Einleitung zu «The way we live now» aus dem Album «Finisterre»
Best of CD / Best of DVD: «Smash the hits» (Sony)
Wer gute Popsongs mag, und mit Popsongs meine ich Ohrwürmer, die nach einmaligem Anhören schon sitzen und trotzdem nie verleiden, der sollte sich diese Compilation mit dem Untertitel «Singles and more 1990 – 1999» reinziehen. Enthalten sind sämtliche ETIENNE-Perlen wie NEIL YOUNGs «Only love can break your heart», der verträumte Lalala-Popsongs «Pale movie», der Eurodance-Titel «He’s on the phone» oder die Ballade «Hobart paving», die für den deutschen Kinofilm «Banditen» gecovert wurde.

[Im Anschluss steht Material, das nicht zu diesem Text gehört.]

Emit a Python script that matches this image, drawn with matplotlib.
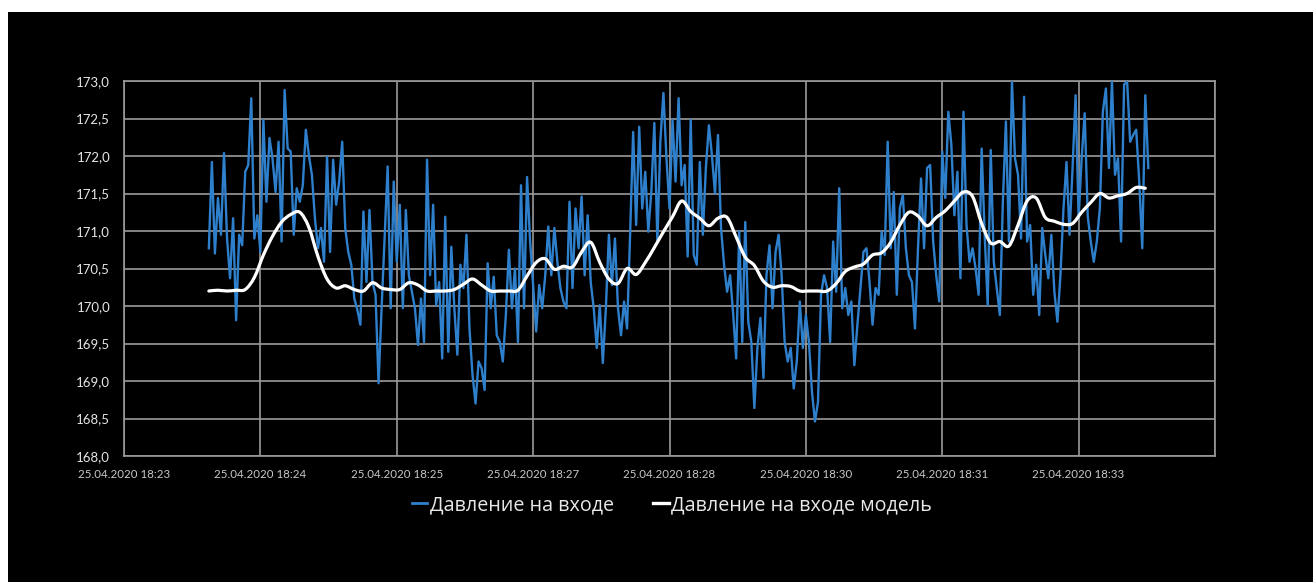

Die DVD enthält ergänzend zur CD die Videobilder. Achtung Kunst, kann man hier nur warnen. Die Bildsprache von SAINT ETIENNE irritiert zuerst jeden Videoclip-Watcher. Die Bilder regen jedoch auch zum Nachdenken an oder inspirieren ganz einfach.
Aktuelle CD: «Finisterre» (Mantra / Musikvertrieb)
Nach einigen experimentellen Irrwegen haben SAINT ETIENNE wieder auf die Werte ihrer früheren Hits zurückgefunden. Eingängige Melodien, einen Sixties-Touch verbunden mit aktuellen bzw. avantgardistischen Elementen. Diese sind zurzeit Elektro-Sounds, wie man sie zu Beginn der Synthie-Ära zu hören bekam. «Action» heisst die erste Single aus «Finisterre». Eine funky-Nummer mit den üblichen ETIENNE-Überraschungsmomenten. Mit dem Rap-Song «Soft like me», gerappt von der UK-HipHop-Lady WILDFOLWER, sind SAINT ETIENNE nun auch in die HipHop-Sparte vorgedrungen. Mein Tipp: «New thing». Dieser Songs fährt voll rein.